Entries with chart source code:
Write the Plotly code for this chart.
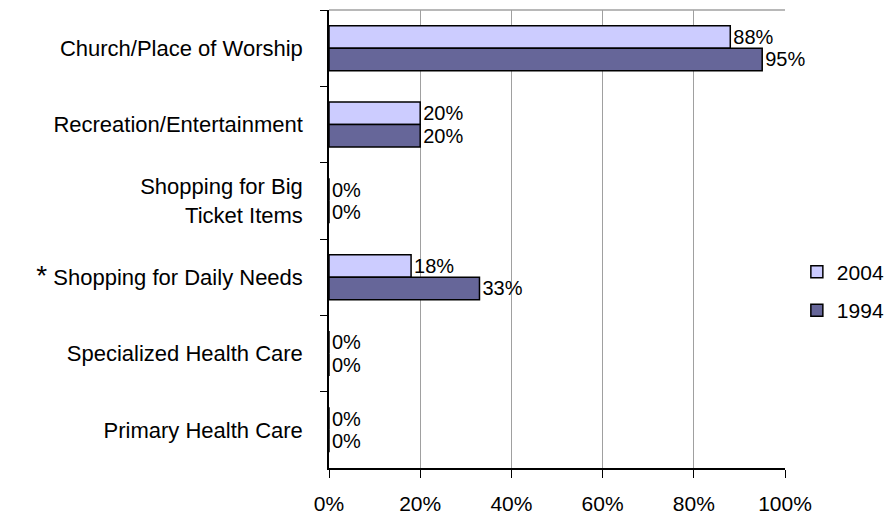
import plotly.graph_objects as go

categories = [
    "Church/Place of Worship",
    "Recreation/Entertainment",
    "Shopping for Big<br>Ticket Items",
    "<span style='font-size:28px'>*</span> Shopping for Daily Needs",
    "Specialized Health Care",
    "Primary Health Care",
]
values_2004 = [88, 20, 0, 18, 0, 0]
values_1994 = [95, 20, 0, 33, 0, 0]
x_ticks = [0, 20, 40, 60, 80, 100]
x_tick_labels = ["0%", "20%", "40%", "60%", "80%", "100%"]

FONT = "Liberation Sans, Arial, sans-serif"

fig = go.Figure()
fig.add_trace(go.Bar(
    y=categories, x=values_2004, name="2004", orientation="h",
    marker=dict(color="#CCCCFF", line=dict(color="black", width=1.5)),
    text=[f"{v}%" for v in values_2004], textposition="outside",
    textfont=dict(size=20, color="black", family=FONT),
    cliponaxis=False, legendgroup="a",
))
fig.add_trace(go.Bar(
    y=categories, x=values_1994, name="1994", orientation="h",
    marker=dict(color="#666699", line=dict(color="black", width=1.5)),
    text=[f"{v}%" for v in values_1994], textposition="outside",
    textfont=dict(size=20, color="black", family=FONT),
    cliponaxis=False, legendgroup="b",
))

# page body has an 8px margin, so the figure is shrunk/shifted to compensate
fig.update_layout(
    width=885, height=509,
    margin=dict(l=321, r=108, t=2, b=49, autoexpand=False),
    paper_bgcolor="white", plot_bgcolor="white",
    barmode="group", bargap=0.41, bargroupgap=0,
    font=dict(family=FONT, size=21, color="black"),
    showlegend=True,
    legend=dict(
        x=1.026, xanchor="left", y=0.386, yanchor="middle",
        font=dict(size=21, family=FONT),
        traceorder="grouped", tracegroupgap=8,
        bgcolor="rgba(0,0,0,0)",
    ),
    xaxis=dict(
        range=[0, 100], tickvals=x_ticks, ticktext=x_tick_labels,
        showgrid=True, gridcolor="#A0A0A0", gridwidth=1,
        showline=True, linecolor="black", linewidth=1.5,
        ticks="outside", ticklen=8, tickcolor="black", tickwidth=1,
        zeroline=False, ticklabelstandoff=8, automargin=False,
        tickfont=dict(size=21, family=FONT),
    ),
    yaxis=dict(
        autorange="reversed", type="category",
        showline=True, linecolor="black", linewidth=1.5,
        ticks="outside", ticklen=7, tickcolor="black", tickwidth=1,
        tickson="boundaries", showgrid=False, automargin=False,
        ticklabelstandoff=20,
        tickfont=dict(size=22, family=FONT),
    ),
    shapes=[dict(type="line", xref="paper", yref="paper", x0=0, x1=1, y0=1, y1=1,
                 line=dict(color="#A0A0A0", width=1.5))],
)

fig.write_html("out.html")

...

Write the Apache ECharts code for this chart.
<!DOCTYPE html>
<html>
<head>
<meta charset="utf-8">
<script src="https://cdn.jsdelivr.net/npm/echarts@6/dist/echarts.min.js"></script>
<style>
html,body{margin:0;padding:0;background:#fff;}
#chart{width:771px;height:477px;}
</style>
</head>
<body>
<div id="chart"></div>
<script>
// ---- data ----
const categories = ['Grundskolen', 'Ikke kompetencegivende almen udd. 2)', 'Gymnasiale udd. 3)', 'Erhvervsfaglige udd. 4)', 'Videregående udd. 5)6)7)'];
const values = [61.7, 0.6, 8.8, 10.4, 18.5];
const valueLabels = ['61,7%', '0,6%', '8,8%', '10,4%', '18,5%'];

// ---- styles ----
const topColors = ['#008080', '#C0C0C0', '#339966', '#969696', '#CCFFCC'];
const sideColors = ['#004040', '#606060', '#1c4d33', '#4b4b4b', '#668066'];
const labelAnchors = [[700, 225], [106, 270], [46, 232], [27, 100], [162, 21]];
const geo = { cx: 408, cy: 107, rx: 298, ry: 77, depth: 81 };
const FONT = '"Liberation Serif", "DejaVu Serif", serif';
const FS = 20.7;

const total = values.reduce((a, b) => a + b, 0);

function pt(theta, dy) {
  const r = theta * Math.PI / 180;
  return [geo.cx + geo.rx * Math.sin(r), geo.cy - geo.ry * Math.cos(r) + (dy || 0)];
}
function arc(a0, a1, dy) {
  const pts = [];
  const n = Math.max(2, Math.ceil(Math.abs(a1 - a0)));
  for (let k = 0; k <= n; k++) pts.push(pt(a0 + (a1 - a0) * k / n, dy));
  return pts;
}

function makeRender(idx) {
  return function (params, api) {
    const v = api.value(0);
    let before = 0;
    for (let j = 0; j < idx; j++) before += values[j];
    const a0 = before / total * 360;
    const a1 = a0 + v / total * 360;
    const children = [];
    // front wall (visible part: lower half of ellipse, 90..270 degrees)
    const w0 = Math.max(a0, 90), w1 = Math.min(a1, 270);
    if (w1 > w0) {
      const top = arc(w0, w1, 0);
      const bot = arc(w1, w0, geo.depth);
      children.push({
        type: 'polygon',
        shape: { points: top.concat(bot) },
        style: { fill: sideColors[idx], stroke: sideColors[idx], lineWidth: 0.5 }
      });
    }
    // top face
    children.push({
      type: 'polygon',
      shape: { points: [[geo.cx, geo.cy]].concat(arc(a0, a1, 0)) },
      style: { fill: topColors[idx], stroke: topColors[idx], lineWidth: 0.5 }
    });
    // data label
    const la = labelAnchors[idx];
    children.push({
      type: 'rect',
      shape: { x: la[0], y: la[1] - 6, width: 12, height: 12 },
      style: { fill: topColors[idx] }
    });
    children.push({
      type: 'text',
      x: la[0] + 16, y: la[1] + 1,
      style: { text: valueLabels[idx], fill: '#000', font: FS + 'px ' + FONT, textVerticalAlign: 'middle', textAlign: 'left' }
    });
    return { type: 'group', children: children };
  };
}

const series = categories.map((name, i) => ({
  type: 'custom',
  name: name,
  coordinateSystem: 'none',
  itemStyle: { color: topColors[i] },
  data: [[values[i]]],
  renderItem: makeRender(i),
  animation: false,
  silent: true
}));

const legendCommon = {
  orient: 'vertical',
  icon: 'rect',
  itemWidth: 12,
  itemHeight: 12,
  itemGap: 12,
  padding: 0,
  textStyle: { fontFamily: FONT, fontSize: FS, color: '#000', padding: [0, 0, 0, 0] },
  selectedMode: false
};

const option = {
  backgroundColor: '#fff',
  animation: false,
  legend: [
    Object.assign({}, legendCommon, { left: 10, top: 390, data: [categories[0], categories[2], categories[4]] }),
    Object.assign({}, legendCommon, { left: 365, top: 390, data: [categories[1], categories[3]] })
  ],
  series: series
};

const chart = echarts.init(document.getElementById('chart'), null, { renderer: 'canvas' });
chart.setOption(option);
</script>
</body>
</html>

● **INSTRUCTIONS FOR THE TASK**: Look above for the line with "Write the Plotly code for this chart.", then print it and each line after it down to and including the line with "import plotly.graph_objects as go". Leave out the pictures and keep the wording exact.

● **FULL SOLUTION**:
Write the Plotly code for this chart.
import plotly.graph_objects as go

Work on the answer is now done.